The Marie Reay Teaching Centre is located in the Kambri area. It is 6 levels tall and contains classrooms used by a wide variety of subjects, as well as a lecture theatre on the top floor.

==University centres==

There are individual research centres connected to the University.

- Asia Pacific College of Diplomacy
- Crawford School of Economics and Government
- Australian Primary Health Care Research Institute
- Centre for Aboriginal Economic Policy Research
- Centre for Applied Philosophy and Public Ethics
- Centre for Cross-Cultural Research, 1997–2008?, an ARC Centre of Excellence
- Centre for Mental Health Research
- Centre for the Public Awareness of Science
- Centre for Sustainable Energy Systems
- Eccles Institute of Neuroscience
- Humanities Research Centre
- National Centre for Epidemiology and Population Health
- The National Centre for Information Systems Research
- National Graduate School of Management
- Mathematical Sciences Institute
- The National Europe Centre

== Australian National Institute for Public Policy ==
In May 2010, Prime Minister Kevin Rudd announced a $111.7 million commitment to the development by ANU of a new Australian National Institute for Public Policy. The new National Institute is intended to centralize public policy expertise.

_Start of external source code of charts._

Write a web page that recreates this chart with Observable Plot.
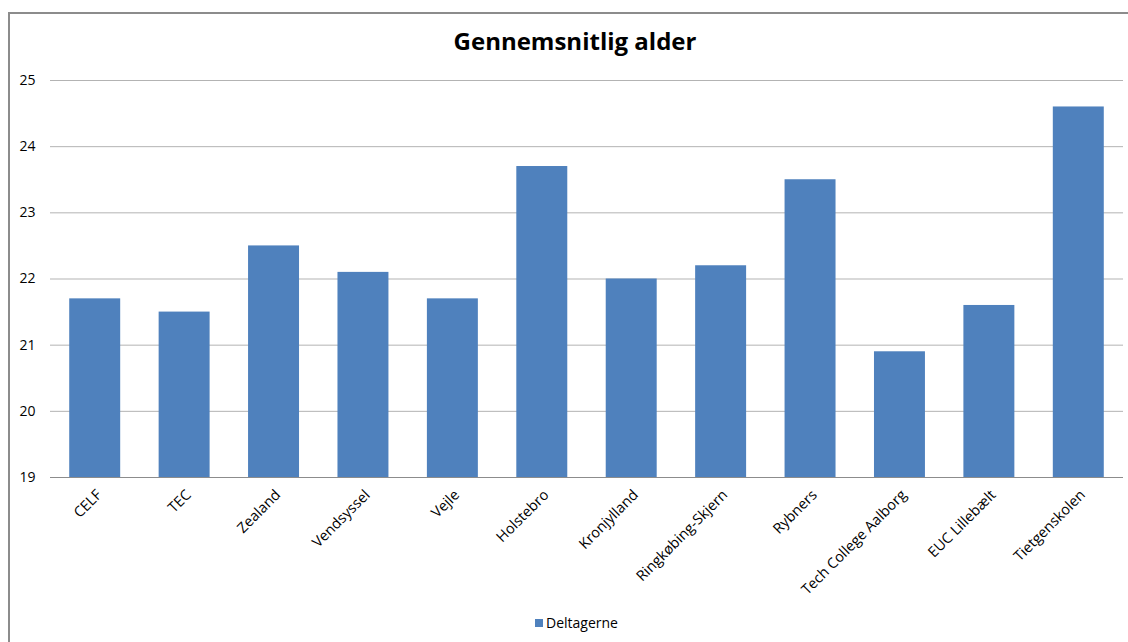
<!DOCTYPE html>
<html>
<head>
<meta charset="utf-8">
<script src="https://cdn.jsdelivr.net/npm/d3@7"></script>
<script src="https://cdn.jsdelivr.net/npm/@observablehq/plot@0.6"></script>
<style>
  html, body { margin: 0; padding: 0; background: #fff; overflow: hidden; width: 1128px; height: 642px; }
  #wrap { position: relative; width: 1128px; height: 642px; overflow: hidden; font-family: "Open Sans", sans-serif; }
  #frameL { position: absolute; left: 8px; top: 12px; width: 2px; height: 640px; background: #8c8c8c; }
  #frameT { position: absolute; left: 8px; top: 12px; width: 1120px; height: 2px; background: #8c8c8c; }
  #title { position: absolute; left: 0; top: 24px; width: 1150px; text-align: center; font-weight: bold; font-size: 24px; color: #000; }
  #legend { position: absolute; left: 535px; top: 613px; font-size: 14px; color: #000; display: flex; align-items: center; }
  #legend span.sw { display: inline-block; width: 8px; height: 8px; background: #4F81BD; margin-right: 3px; }
  #chart { position: absolute; left: 0; top: 0; }
</style>
</head>
<body>
<div id="wrap">
  <div id="frameL"></div>
  <div id="frameT"></div>
  <div id="chart"></div>
  <div id="title">Gennemsnitlig alder</div>
  <div id="legend"><span class="sw"></span>Deltagerne</div>
</div>
<script>
const schools = ["CELF", "TEC", "Zealand", "Vendsyssel", "Vejle", "Holstebro", "Kronjylland", "Ringkøbing-Skjern", "Rybners", "Tech College Aalborg", "EUC Lillebælt", "Tietgenskolen"];
const ages = [21.7, 21.5, 22.5, 22.1, 21.7, 23.7, 22.0, 22.2, 23.5, 20.9, 21.6, 24.6];
const yTicks = [19, 20, 21, 22, 23, 24, 25];
const seriesName = "Deltagerne";

const data = schools.map((s, i) => ({school: s, age: ages[i]}));

const chart = Plot.plot({
  width: 1128,
  height: 642,
  marginLeft: 50,
  marginRight: 5,
  marginTop: 80,
  marginBottom: 165,
  style: {fontFamily: "'Open Sans', sans-serif", fontSize: "14px", color: "#000", background: "transparent"},
  x: {domain: schools, paddingInner: 0.43, paddingOuter: 0.215, round: false, label: null},
  y: {domain: [19, 25], label: null},
  marks: [
    Plot.ruleY(yTicks.slice(1), {stroke: "#b3b3b3", strokeWidth: 1}),
    Plot.barY(data, {x: "school", y1: 19, y2: "age", fill: "#4F81BD"}),
    Plot.ruleY([19], {stroke: "#8c8c8c", strokeWidth: 1}),
    Plot.axisY({ticks: yTicks, tickSize: 0, tickPadding: 15, tickFormat: d => String(d), fontSize: 14, fill: "#000"}),
    Plot.axisX({tickSize: 0, tickRotate: -45, tickPadding: 15, dx: 4, fontSize: 14.5, fill: "#000"})
  ]
});
document.getElementById("chart").appendChild(chart);
</script>
</body>
</html>
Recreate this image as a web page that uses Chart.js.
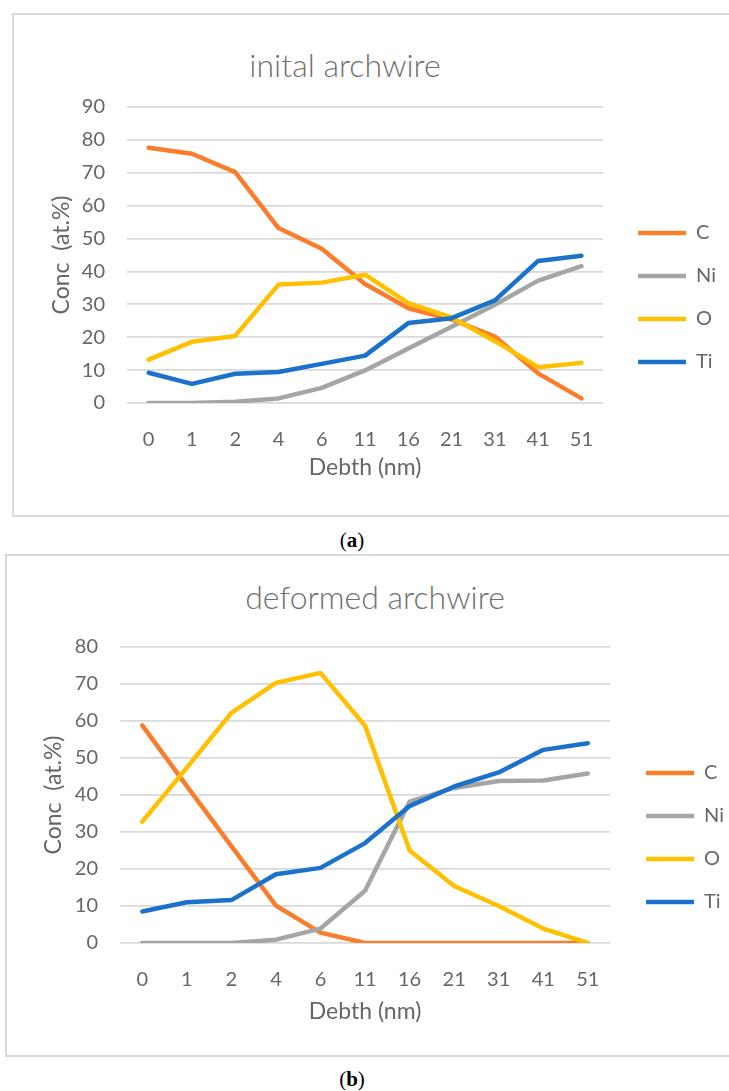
<!DOCTYPE html>
<html>
<head>
<meta charset="utf-8">
<script src="https://cdn.jsdelivr.net/npm/chart.js@4.4.0/dist/chart.umd.min.js"></script>
<style>
  body { margin: 0; background: #fff; width: 729px; height: 1091px; overflow: hidden; position: relative; font-family: Lato, sans-serif; }
  .frame { position: absolute; border: 2px solid #d9d9d9; box-sizing: border-box; }
  .box { position: absolute; }
  .title { position: absolute; transform: translate(-50%, -50%); color: #707070; font: 300 32px Lato, sans-serif; white-space: nowrap; }
  .caption { position: absolute; transform: translate(-50%, -50%); font: 21px "Liberation Serif", serif; color: #000; }
</style>
</head>
<body>
<div class="frame" style="left:12px;top:13px;width:740px;height:504px"></div>
<div class="title" style="left:345px;top:64px">inital archwire</div>
<div class="box" style="left:12px;top:13px"><canvas id="chartA" width="717" height="503"></canvas></div>
<div class="caption" style="left:352px;top:540px">(<b>a</b>)</div>

<div class="frame" style="left:5px;top:554px;width:740px;height:503px"></div>
<div class="title" style="left:375px;top:596px">deformed archwire</div>
<div class="box" style="left:5px;top:554px"><canvas id="chartB" width="724" height="502"></canvas></div>
<div class="caption" style="left:352px;top:1079px">(<b>b</b>)</div>

<script>
// depth categories (nm)
const depthLabels = ['0', '1', '2', '4', '6', '11', '16', '21', '31', '41', '51'];
const elementNames = ['C', 'Ni', 'O', 'Ti'];

// (a) initial archwire, at.%
const initialC  = [77.6, 75.8, 70.2, 53.2, 46.9, 36.2, 28.8, 25.4, 20.2, 9.0, 1.4];
const initialNi = [0, 0, 0.4, 1.4, 4.6, 9.9, 16.6, 23.2, 29.9, 37.2, 41.6];
const initialO  = [13.2, 18.6, 20.4, 36.0, 36.6, 39.0, 30.4, 26.0, 18.8, 10.9, 12.2];
const initialTi = [9.2, 5.8, 8.9, 9.4, 11.9, 14.4, 24.3, 25.8, 31.2, 43.2, 44.8];

// (b) deformed archwire, at.%
const deformedC  = [58.8, 42.4, 26.2, 10.1, 2.8, 0, 0, 0, 0, 0, 0];
const deformedNi = [0, 0, 0, 0.9, 3.9, 14.1, 38.2, 41.9, 43.8, 43.9, 45.8];
const deformedO  = [32.8, 47.4, 62.2, 70.3, 73.0, 58.7, 25.0, 15.4, 10.0, 3.9, 0];
const deformedTi = [8.5, 11.0, 11.6, 18.6, 20.3, 27.0, 37.0, 42.3, 46.1, 52.2, 54.0];

const lineColors = ['#F97D2B', '#A5A5A5', '#FFC000', '#1B72CB'];
const textColor = '#666666';
const gridColor = '#d9d9d9';

// moves the legend box after layout (Excel puts it a bit off-centre)
const legendNudge = {
    id: 'legendNudge',
    afterLayout(chart, args, opts) {
        const lg = chart.legend;
        lg.left += opts.dx; lg.right += opts.dx;
        lg.top += opts.dy; lg.bottom += opts.dy;
    }
};

function makeChart(id, series, yMax, cfg) {
    const datasets = series.map((vals, i) => ({
        label: elementNames[i],
        data: vals,
        borderColor: lineColors[i],
        backgroundColor: lineColors[i],
        borderWidth: 4.5,
        borderCapStyle: 'round',
        borderJoinStyle: 'round',
        pointRadius: 0,
        tension: 0,
        order: series.length - i // later series drawn on top, like Excel
    }));

    return new Chart(document.getElementById(id), {
        type: 'line',
        data: { labels: depthLabels, datasets },
        options: {
            responsive: false,
            animation: false,
            events: [],
            layout: { padding: { top: cfg.padTop, right: cfg.padRight, bottom: 0, left: 0 } },
            plugins: {
                title: { display: false },
                tooltip: { enabled: false },
                legend: {
                    position: 'right',
                    labels: {
                        color: textColor,
                        font: { family: 'Lato', size: 20 },
                        usePointStyle: true,
                        pointStyle: 'line',
                        pointStyleWidth: 48,
                        padding: 23,
                        sort: (a, b) => a.datasetIndex - b.datasetIndex
                    }
                },
                legendNudge: { dx: cfg.legendDx, dy: cfg.legendDy }
            },
            scales: {
                x: {
                    offset: true,
                    grid: { display: false },
                    border: { display: false },
                    ticks: { color: textColor, font: { family: 'Lato', size: 20 }, padding: 17, maxRotation: 0 },
                    title: {
                        display: true, text: 'Debth (nm)', color: textColor,
                        font: { family: 'Lato', size: 23 },
                        padding: { top: 0, bottom: cfg.xTitlePad }
                    },
                    afterFit: (scale) => { scale.height = cfg.xAxisHeight; }
                },
                y: {
                    min: 0,
                    max: yMax,
                    grid: { color: gridColor, lineWidth: 1.8, drawTicks: false },
                    border: { display: false },
                    ticks: { stepSize: 10, color: textColor, font: { family: 'Lato', size: 20 }, padding: 22 },
                    title: {
                        display: true, text: 'Conc  (at.%)', color: textColor,
                        font: { family: 'Lato', size: 23 },
                        padding: { top: cfg.yTitlePad, bottom: 0 }
                    },
                    afterFit: (scale) => { scale.width = cfg.yAxisWidth; }
                }
            }
        },
        plugins: [legendNudge]
    });
}

makeChart('chartA', [initialC, initialNi, initialO, initialTi], 90, {
    padTop: 94, padRight: 15, xAxisHeight: 113, xTitlePad: 35,
    yAxisWidth: 115, yTitlePad: 36, legendDx: 12, legendDy: -14
});

makeChart('chartB', [deformedC, deformedNi, deformedO, deformedTi], 80, {
    padTop: 93, padRight: 8, xAxisHeight: 113, xTitlePad: 31,
    yAxisWidth: 115, yTitlePad: 35, legendDx: 13, legendDy: -14
});
</script>
</body>
</html>
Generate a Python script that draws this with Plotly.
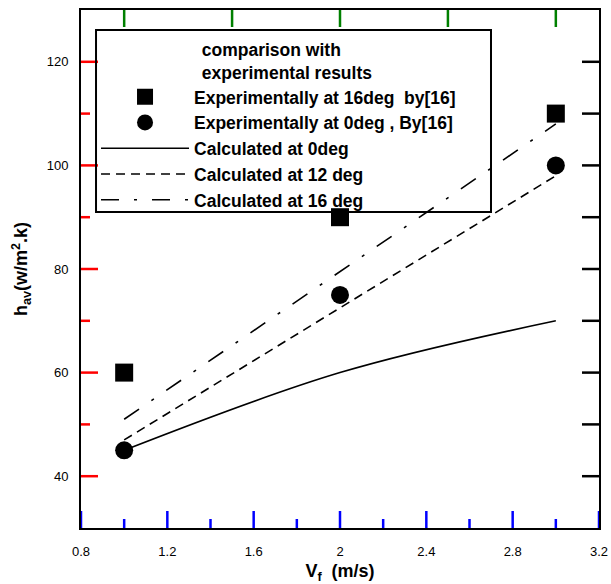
import plotly.graph_objects as go

# ---- data ----
x_exp = [1, 2, 3]
h_exp16 = [60, 90, 110]          # Experimentally at 16deg by[16]
h_exp0 = [45, 75, 100]           # Experimentally at 0deg , By[16]
x_calc = [1, 2, 3]
h_calc0 = [45, 60, 70]           # Calculated at 0deg
h_calc12 = [47, 72.5, 98]        # Calculated at 12 deg
h_calc16 = [51, 79.5, 108]       # Calculated at 16 deg

x_major = [0.8, 1.2, 1.6, 2.0, 2.4, 2.8, 3.2]
x_major_text = ["0.8", "1.2", "1.6", "2", "2.4", "2.8", "3.2"]
x_minor = [1.0, 1.4, 1.8, 2.2, 2.6, 3.0]
x_top = [1.0, 1.5, 2.0, 2.5, 3.0]
y_major = [40, 60, 80, 100, 120]
y_minor = [50, 70, 90, 110]
y_right = [40, 50, 60, 70, 80, 90, 100, 110, 120]
X_RANGE = [0.8, 3.2]
Y_RANGE = [30, 130]

FONT = "Liberation Sans, Arial, sans-serif"
LEG = 17.5
NB = "\u00a0"

fig = go.Figure()
fig.add_trace(go.Scatter(x=x_exp, y=h_exp16, mode="markers",
                         name="Experimentally at 16deg  by[16]",
                         marker=dict(symbol="square", size=18, color="black")))
fig.add_trace(go.Scatter(x=x_exp, y=h_exp0, mode="markers",
                         name="Experimentally at 0deg , By[16]" + NB * 4,
                         marker=dict(symbol="circle", size=18, color="black")))
fig.add_trace(go.Scatter(x=x_calc, y=h_calc0, mode="lines", name="Calculated at 0deg",
                         line=dict(color="black", width=1.6, shape="spline")))
fig.add_trace(go.Scatter(x=x_calc, y=h_calc12, mode="lines", name="Calculated at 12 deg",
                         line=dict(color="black", width=1.6, dash="9px,6px")))
fig.add_trace(go.Scatter(x=x_calc, y=h_calc16, mode="lines", name="Calculated at 16 deg",
                         line=dict(color="black", width=1.6, dash="18px,15px,3px,15px")))

# inward tick marks anchored on the data scales (anchor = axis range ends)
shapes = []
def xtick(v, length, at_top=False, color="black"):
    shapes.append(dict(type="line", xref="x", yref="y", ysizemode="pixel",
                       yanchor=Y_RANGE[1] if at_top else Y_RANGE[0], x0=v, x1=v,
                       y0=0, y1=-length if at_top else length,
                       line=dict(color=color, width=2.5), layer="above"))
def ytick(v, length, at_right=False, color="black"):
    shapes.append(dict(type="line", yref="y", xref="x", xsizemode="pixel",
                       xanchor=X_RANGE[1] if at_right else X_RANGE[0], y0=v, y1=v,
                       x0=0, x1=-length if at_right else length,
                       line=dict(color=color, width=2.5), layer="above"))

for v in x_major:
    xtick(v, 17, color="blue")
for v in x_minor:
    xtick(v, 9, color="blue")
for v in x_top:
    xtick(v, 17, at_top=True, color="green")
for v in y_major:
    ytick(v, 17, color="red")
for v in y_minor:
    ytick(v, 9, color="red")
for v in y_right:
    ytick(v, 17, at_right=True)

shapes.append(dict(type="rect", xref="paper", yref="paper",
                   x0=0.029, x1=0.7915, y0=0.610, y1=0.9614,
                   line=dict(color="black", width=2), fillcolor="rgba(0,0,0,0)",
                   layer="above"))

common = dict(showgrid=False, zeroline=False, automargin=False, showline=True,
              mirror=True, linecolor="black", linewidth=2, ticks="")

fig.update_layout(
    width=611, height=584,
    margin=dict(l=81, r=12, t=10, b=56),
    paper_bgcolor="white", plot_bgcolor="white",
    font=dict(family=FONT, color="black", size=13),
    legend=dict(
        x=0.029, y=0.955, xanchor="left", yanchor="top",
        bgcolor="rgba(0,0,0,0)", borderwidth=0,
        font=dict(family=FONT, size=LEG, weight="bold"),
        title=dict(text="comparison with<br>experimental results", side="top center",
                   font=dict(family=FONT, size=LEG, weight="bold")),
        itemwidth=88, tracegroupgap=0,
    ),
    shapes=shapes,
    xaxis=dict(range=X_RANGE, tickvals=x_major, ticktext=x_major_text,
               ticklabelstandoff=10,
               title=dict(text="V<sub>f</sub>  (m/s)", standoff=14,
                          font=dict(family=FONT, size=18, weight="bold")),
               **common),
    yaxis=dict(range=Y_RANGE, tickvals=y_major, ticklabelstandoff=8,
               title=dict(text="h<sub>av</sub>(w/m<sup>2</sup>.k)", standoff=14,
                          font=dict(family=FONT, size=18, weight="bold")),
               **common),
)

fig.write_html("out.html")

A good portion of the funds ($53.1 million) were earmarked for building and developing the previously announced Australian Centre on China in the World, which is one of three specialist centres along with the National Security College and the Australia and New Zealand School of Government to be specifically incorporated under the umbrella of the National Institute. $19.8 million is set aside to create a joint building for the other two centres, with a further $17.3 million expressly dedicated to the National Security College.